Plotting code records:

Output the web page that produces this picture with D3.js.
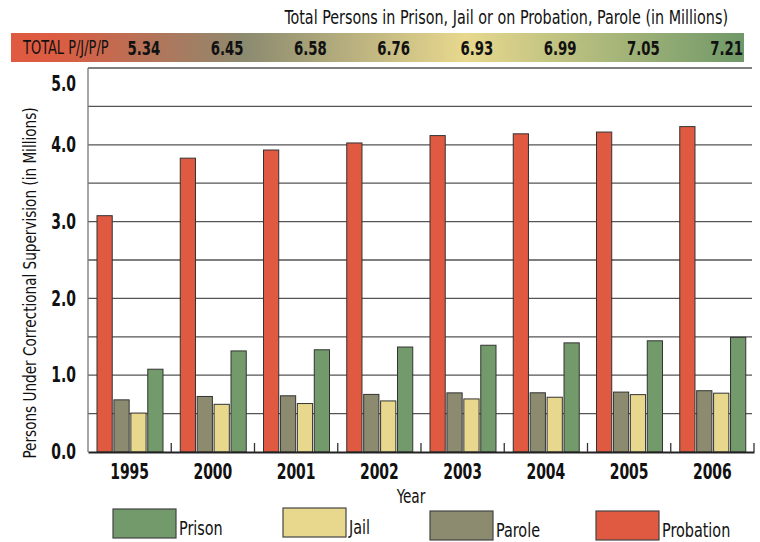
<!DOCTYPE html>
<html>
<head>
<meta charset="utf-8">
<script src="https://cdn.jsdelivr.net/npm/d3@7"></script>
<style>
  body { margin: 0; background: #fff; }
  svg text { font-family: "DejaVu Sans Condensed", "DejaVu Sans", sans-serif; fill: #111; }
</style>
</head>
<body>
<svg id="chart" width="760" height="542"></svg>
<script>
// data
const years = ['1995', '2000', '2001', '2002', '2003', '2004', '2005', '2006'];
const probation = [3.077, 3.826, 3.932, 4.024, 4.120, 4.143, 4.166, 4.237];
const parole = [0.679, 0.723, 0.732, 0.750, 0.770, 0.771, 0.780, 0.798];
const jail = [0.507, 0.621, 0.631, 0.665, 0.691, 0.713, 0.747, 0.766];
const prison = [1.078, 1.316, 1.331, 1.367, 1.390, 1.421, 1.448, 1.493];
const totals = ['5.34', '6.45', '6.58', '6.76', '6.93', '6.99', '7.05', '7.21'];
const yTicks = [0, 1, 2, 3, 4, 5];
const gridLines = [0.5, 1, 1.5, 2, 2.5, 3, 3.5, 4, 4.5, 5];

const series = [
  { name: 'Probation', values: probation, color: '#df5a41' },
  { name: 'Parole', values: parole, color: '#8c8b70' },
  { name: 'Jail', values: jail, color: '#e8d88e' },
  { name: 'Prison', values: prison, color: '#739a6b' }
];
const legendOrder = ['Prison', 'Jail', 'Parole', 'Probation'];
// legend layout (not evenly spaced in the original)
const legendPos = { Prison: [113, 509], Jail: [283, 508], Parole: [430, 511], Probation: [596, 511] };

const svg = d3.select('#chart');
const mLeft = 88, mRight = 754, mTop = 68, mBottom = 452;

// squeeze text horizontally around its own x (the font is narrower in the original)
function squeeze(sel, sx) {
  sel.each(function () {
    const t = d3.select(this);
    const tx = +t.attr('x') || 0;
    t.attr('transform', `translate(${tx - sx * tx},0) scale(${sx},1)`);
  });
}

const x = d3.scaleBand().domain(years).range([mLeft, mRight]).paddingInner(0).paddingOuter(0);
const sub = d3.scaleBand().domain(series.map(s => s.name))
  .range([9, 75]).paddingInner(0.1);
const y = d3.scaleLinear().domain([0, 5]).range([mBottom, mTop]);

// title + gradient band
svg.append('text').attr('x', 728).attr('y', 24).attr('text-anchor', 'end')
  .style('font-size', '19px').text('Total Persons in Prison, Jail or on Probation, Parole (in Millions)')
  .call(squeeze, 0.84);

const grad = svg.append('defs').append('linearGradient').attr('id', 'band');
[['0%', '#df5a41'], ['6%', '#dc5c42'], ['32%', '#8c8b70'], ['62%', '#e8d88e'], ['100%', '#6f9868']].forEach(s => {
  grad.append('stop').attr('offset', s[0]).attr('stop-color', s[1]);
});
svg.append('rect').attr('x', 11).attr('y', 33).attr('width', 733).attr('height', 29).attr('fill', 'url(#band)');
svg.append('text').attr('x', 23).attr('y', 54).style('font-size', '19px').text('TOTAL P/J/P/P')
  .call(squeeze, 0.76);
svg.selectAll('.tot').data(totals).enter().append('text')
  .attr('x', (d, i) => x(years[i]) + x.bandwidth() - 11)
  .attr('y', 55).attr('text-anchor', 'end')
  .style('font-size', '20px').style('font-weight', 'bold').text(d => d)
  .call(squeeze, 0.74);

// grid
svg.selectAll('.grid').data(gridLines).enter().append('line')
  .attr('x1', mLeft).attr('x2', 752).attr('y1', d => y(d)).attr('y2', d => y(d))
  .attr('stroke', '#555').attr('stroke-width', 1.3);
svg.append('line').attr('x1', mLeft).attr('x2', mLeft).attr('y1', mTop).attr('y2', mBottom)
  .attr('stroke', '#777').attr('stroke-width', 1.3);

// bars
series.forEach(s => {
  svg.selectAll('.b-' + s.name).data(s.values).enter().append('rect')
    .attr('x', (d, i) => x(years[i]) + sub(s.name))
    .attr('y', d => y(d))
    .attr('width', sub.bandwidth())
    .attr('height', d => y(0) - y(d))
    .attr('fill', s.color).attr('stroke', '#333').attr('stroke-width', 1);
});

// x axis
const xAxis = svg.append('g').attr('transform', `translate(0,${mBottom})`)
  .call(d3.axisBottom(x).tickSize(0).tickPadding(12));
xAxis.select('.domain').attr('stroke', '#222').attr('stroke-width', 2);
xAxis.selectAll('text').style('font-size', '21px').style('font-weight', 'bold')
  .style('font-family', '"DejaVu Sans Condensed", sans-serif').attr('fill', '#111')
  .call(squeeze, 0.74);
svg.selectAll('.sep').data(years).enter().append('line')
  .attr('x1', d => x(d) + x.bandwidth()).attr('x2', d => x(d) + x.bandwidth())
  .attr('y1', mBottom).attr('y2', mBottom - 9).attr('stroke', '#333').attr('stroke-width', 1.3);

// y axis
const yAxis = svg.append('g').attr('transform', `translate(${mLeft},0)`)
  .call(d3.axisLeft(y).tickValues(yTicks).tickFormat(d3.format('.1f')).tickSize(0).tickPadding(12));
yAxis.select('.domain').remove();
yAxis.selectAll('text').style('font-size', '21px').style('font-weight', 'bold')
  .style('font-family', '"DejaVu Sans Condensed", sans-serif').attr('fill', '#111')
  .call(squeeze, 0.74);
// top label sits just under the top line in the original
yAxis.selectAll('.tick').filter(d => d === 5).select('text').attr('dy', '1.05em');

svg.append('text').attr('transform', 'translate(36,283) rotate(-90) scale(0.84,1)').attr('text-anchor', 'middle')
  .style('font-size', '18px').text('Persons Under Correctional Supervision (in Millions)');
svg.append('text').attr('x', 411).attr('y', 503).attr('text-anchor', 'middle')
  .style('font-size', '19px').text('Year').call(squeeze, 0.8);

// legend
const lg = svg.selectAll('.lg').data(legendOrder).enter().append('g')
  .attr('transform', d => `translate(${legendPos[d][0]},${legendPos[d][1]})`);
lg.append('rect').attr('width', 63).attr('height', 29)
  .attr('fill', d => series.find(s => s.name === d).color).attr('stroke', '#444').attr('stroke-width', 1.2);
lg.append('text').attr('x', 66).attr('y', 26).style('font-size', '20px').text(d => d)
  .call(squeeze, 0.8);
</script>
</body>
</html>
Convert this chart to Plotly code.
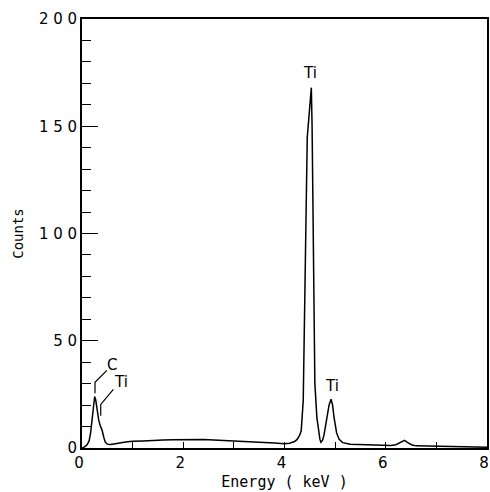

Challenge:
The lines from the start of the entries above through the one containing "const mLeft = 88, mRight" are to be retyped exactly, and no others. Pictures are left out.

Solution for this exercise:
Output the web page that produces this picture with D3.js.
<!DOCTYPE html>
<html>
<head>
<meta charset="utf-8">
<script src="https://cdn.jsdelivr.net/npm/d3@7"></script>
<style>
  body { margin: 0; background: #fff; }
  svg text { font-family: "DejaVu Sans Condensed", "DejaVu Sans", sans-serif; fill: #111; }
</style>
</head>
<body>
<svg id="chart" width="760" height="542"></svg>
<script>
// data
const years = ['1995', '2000', '2001', '2002', '2003', '2004', '2005', '2006'];
const probation = [3.077, 3.826, 3.932, 4.024, 4.120, 4.143, 4.166, 4.237];
const parole = [0.679, 0.723, 0.732, 0.750, 0.770, 0.771, 0.780, 0.798];
const jail = [0.507, 0.621, 0.631, 0.665, 0.691, 0.713, 0.747, 0.766];
const prison = [1.078, 1.316, 1.331, 1.367, 1.390, 1.421, 1.448, 1.493];
const totals = ['5.34', '6.45', '6.58', '6.76', '6.93', '6.99', '7.05', '7.21'];
const yTicks = [0, 1, 2, 3, 4, 5];
const gridLines = [0.5, 1, 1.5, 2, 2.5, 3, 3.5, 4, 4.5, 5];

const series = [
  { name: 'Probation', values: probation, color: '#df5a41' },
  { name: 'Parole', values: parole, color: '#8c8b70' },
  { name: 'Jail', values: jail, color: '#e8d88e' },
  { name: 'Prison', values: prison, color: '#739a6b' }
];
const legendOrder = ['Prison', 'Jail', 'Parole', 'Probation'];
// legend layout (not evenly spaced in the original)
const legendPos = { Prison: [113, 509], Jail: [283, 508], Parole: [430, 511], Probation: [596, 511] };

const svg = d3.select('#chart');
const mLeft = 88, mRight = 754, mTop = 68, mBottom = 452;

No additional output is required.